22609593In Green On Blue, Elliot Ackerman portrays the savagery of war and the terrible consequences suffered by the countries and people caught within its grip.

Aziz and Ali are young brothers growing up in the small Afghan town of Sperkai. Their lives are simple, but happy, until war invades – “The war that came after the Russians but before the Americans…”- and makes them orphans, changing their lives forever.

Ali is injured, and permanently disabled. To pay for his care, Aziz joins the special U.S.-funded army to fight against the Afghan group which bombed their new village. Aziz experiences the true ferocity of war as he battles to gain vengeance for Ali, thereby winning him honor.

But everything Aziz thought he knew about his cause and comrades, his life itself, is shattered by what he learns in his struggle to fight. The line between the good and the bad is no longer black and white, but a blurry shade of gray.

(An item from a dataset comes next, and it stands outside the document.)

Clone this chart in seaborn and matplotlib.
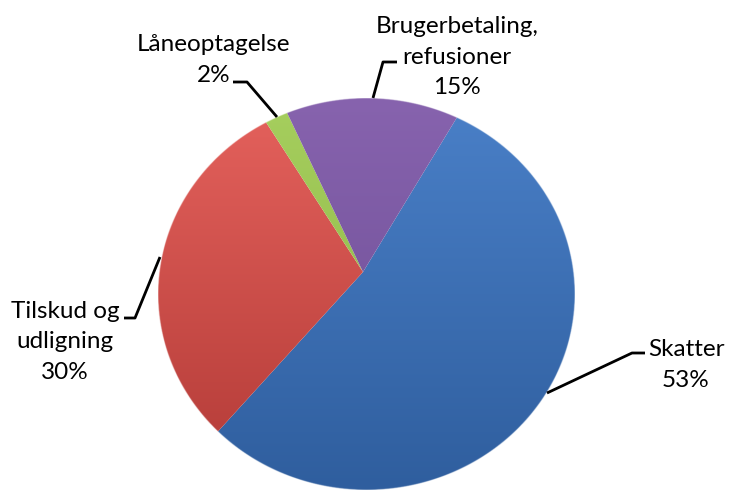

Elliot Ackerman served five tours in Iraq and Afghanistan, so his knowledge of the country and its people is first-hand. As a soldier, Ackerman experienced the complex political system that has been held hostage by fighting factions, with its people trapped in the crosshairs of battle.

I’m not sure why, but I had a very hard time reading this book.  It’s very well-written, almost lyrical at times, but it was still hard for me to connect with the characters and their hardships.

Is it that the Afghan culture is so totally foreign to me that I can’t feel the proper empathy? Or maybe, it’s because Ackerman’s honest prose portrays a situation that is so devastating and uncomfortable that the reader can’t help but feel unease and hopelessness from its pages. I don’t know.